This project involves streaming data gotten from a quicknode endpoint into a snowflakes database.
-
Setup kafka locally: I setup a kafka locally for my streaming architecture and added the required jar files for connecting to snowflakes in the kafka lib directory.
- Created a SF_connection.properties file that contains the config for connecting to snowflakes and added the file in the kafka config directory.

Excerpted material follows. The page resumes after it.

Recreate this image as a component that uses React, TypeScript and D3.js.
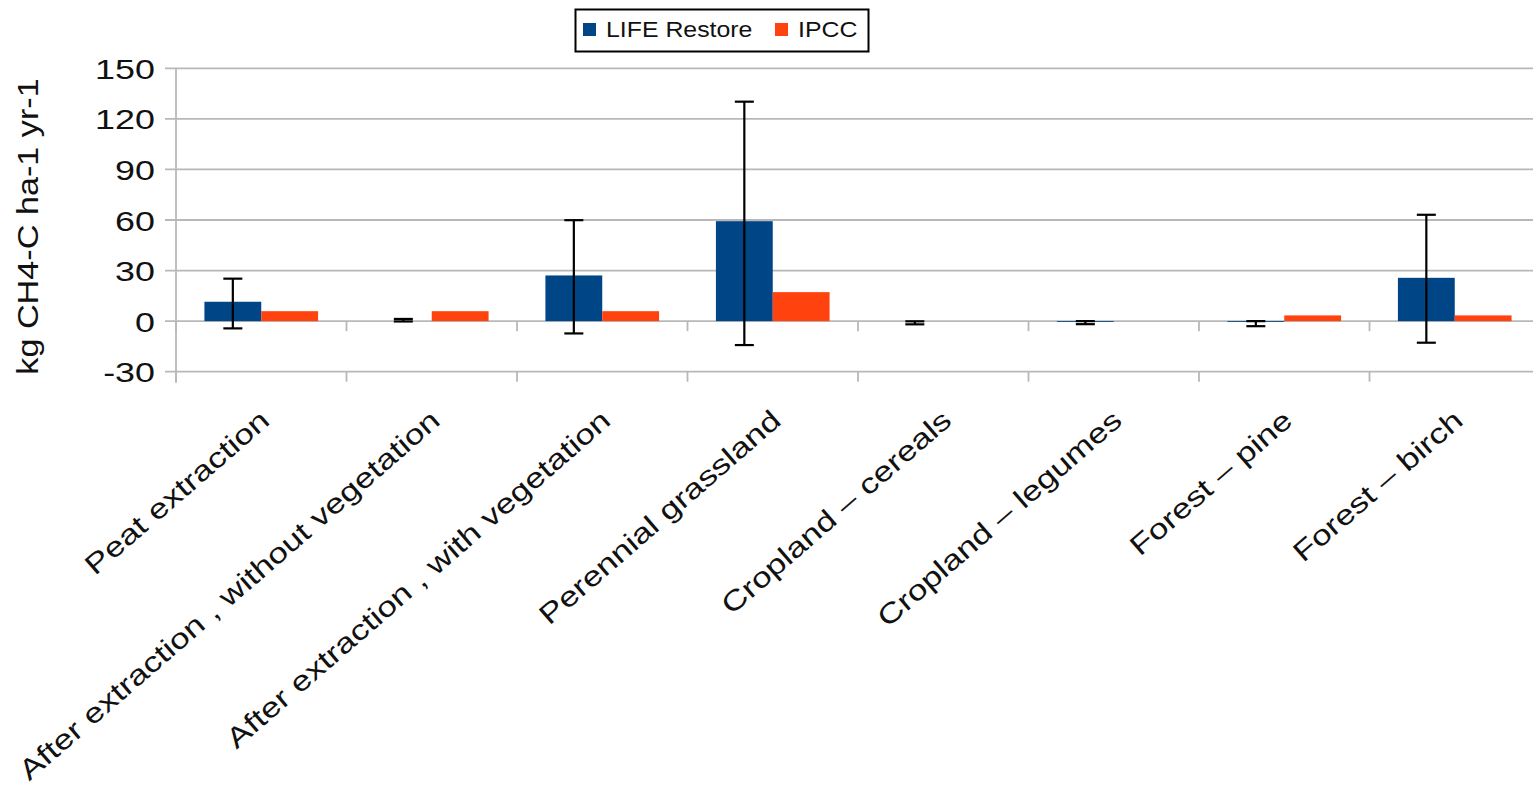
import React from 'react';
import * as d3 from 'd3';

const categories = [
  'Peat extraction',
  'After extraction , without vegetation',
  'After extraction , with vegetation',
  'Perennial grassland',
  'Cropland – cereals',
  'Cropland – legumes',
  'Forest – pine',
  'Forest – birch',
];
const lifeRestore = [11.5, 0.0, 27.1, 59.3, 0.0, -0.5, -0.5, 25.7];
const lifeErrHigh = [25.2, 1.3, 59.9, 130.2, -0.1, 0.0, 0.0, 63.1];
const lifeErrLow = [-4.3, -0.2, -7.3, -14.2, -1.9, -1.8, -3.0, -12.8];
const ipcc = [5.9, 5.9, 5.9, 17.2, 0, 0, 3.4, 3.4];
const yTicks = [-30, 0, 30, 60, 90, 120, 150];
const seriesNames = ['LIFE Restore', 'IPCC'];
const seriesColors = ['#004586', '#ff420e'];
const yTitle = 'kg CH4-C ha-1 yr-1';

const FONT = '"Liberation Sans", Arial, sans-serif';

export default function App() {
  const W = 1533;
  const H = 787;
  const x = d3.scaleBand<string>().domain(categories).range([176, 1540]).padding(0);
  const y = d3.scaleLinear().domain([-30, 150]).range([371.7, 68.3]);
  const bw = x.bandwidth() / 3;
  const grid = '#b8b8b8';
  const boundaries = categories.map((c) => x(c) as number).concat([x.range()[1]]);

  return (
    <svg
      width={W}
      height={H}
      style={{ position: 'absolute', left: 0, top: 0, background: '#fff' }}
      fontFamily={FONT}
    >
      <rect x={0} y={0} width={W} height={H} fill="#fff" />
      {yTicks.map((t) => (
        <line key={'g' + t} x1={165} x2={W} y1={y(t)} y2={y(t)} stroke={grid} strokeWidth={1.8} />
      ))}
      <line x1={176} x2={176} y1={y(150)} y2={y(-30) + 11} stroke={grid} strokeWidth={1.8} />
      {boundaries.map((b, i) => (
        <g key={'t' + i}>
          <line x1={b} x2={b} y1={y(0)} y2={y(0) + 10} stroke={grid} strokeWidth={1.8} />
          <line x1={b} x2={b} y1={y(-30)} y2={y(-30) + 10} stroke={grid} strokeWidth={1.8} />
        </g>
      ))}
      {yTicks.map((t) => (
        <g key={'yl' + t} transform={`translate(155,${y(t) + 10.5}) scale(1.33,1)`}>
          <text textAnchor="end" fontSize={27} fill="#111">
            {t}
          </text>
        </g>
      ))}
      <g transform={`translate(38,226.5) rotate(-90) scale(1.14,1)`}>
        <text textAnchor="middle" fontSize={30} fill="#111">
          {yTitle}
        </text>
      </g>
      {categories.map((c, i) => {
        const x0 = (x(c) as number) + bw / 2;
        const v = lifeRestore[i];
        const r = ipcc[i];
        return (
          <g key={'b' + i}>
            {v !== 0 && (
              <rect
                x={x0}
                width={bw}
                y={Math.min(y(v), y(0))}
                height={Math.abs(y(v) - y(0))}
                fill={seriesColors[0]}
              />
            )}
            {r !== 0 && (
              <rect
                x={x0 + bw}
                width={bw}
                y={Math.min(y(r), y(0))}
                height={Math.abs(y(r) - y(0))}
                fill={seriesColors[1]}
              />
            )}
          </g>
        );
      })}
      {categories.map((c, i) => {
        const cx = (x(c) as number) + bw;
        const hi = y(lifeErrHigh[i]);
        const lo = y(lifeErrLow[i]);
        const cap = 9.5;
        return (
          <g key={'e' + i} stroke="#000" strokeWidth={2.2}>
            <line x1={cx} x2={cx} y1={hi} y2={lo} />
            <line x1={cx - cap} x2={cx + cap} y1={hi} y2={hi} />
            <line x1={cx - cap} x2={cx + cap} y1={lo} y2={lo} />
          </g>
        );
      })}
      {categories.map((c, i) => {
        const cx = (x(c) as number) + x.bandwidth() / 2 + 10;
        return (
          <g key={'xl' + i} transform={`translate(${cx},423) rotate(-41) scale(1.25,1)`}>
            <text textAnchor="end" fontSize={28} fill="#111">
              {c}
            </text>
          </g>
        );
      })}
      <rect x={575.5} y={9.5} width={293} height={42} fill="#fff" stroke="#000" strokeWidth={2} />
      <rect x={583} y={23} width={13} height={13} fill={seriesColors[0]} />
      <g transform="translate(606,36.7) scale(1.13,1)">
        <text fontSize={22} fill="#111">
          {seriesNames[0]}
        </text>
      </g>
      <rect x={775} y={23} width={13} height={13} fill={seriesColors[1]} />
      <g transform="translate(798,36.7) scale(1.13,1)">
        <text fontSize={22} fill="#111">
          {seriesNames[1]}
        </text>
      </g>
    </svg>
  );
}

connector.class=com.snowflake.kafka.connector.SnowflakeSinkConnector tasks.max=8 topics=eth_txs_data,eth_receipts_data buffer.count.records=10000 buffer.flush.time=60 buffer.size.bytes=5000000 snowflake.url.name=https://xxx.us-central1.gcp.snowflakecomputing.com:443 snowflake.user.name=gee snowflake.private.key= snowflake.database.name=TXS_DB snowflake.schema.name=TXS_SCHEMA key.converter=com.snowflake.kafka.connector.records.SnowflakeJsonConverter value.converter=com.snowflake.kafka.connector.records.SnowflakeJsonConverter value.converter.schema.registry.url=http://localhost:8081 name=sf_connect
-
Created a trial snowflakes account and setup my kafka to snowflakes connector by majorly following the steps here snowflakes kafka connector.
-
Configured my snowflakes account, wrote sql scripts for allowing access controls. You need to create an encrypted/unencrypted private key for key pair authentication.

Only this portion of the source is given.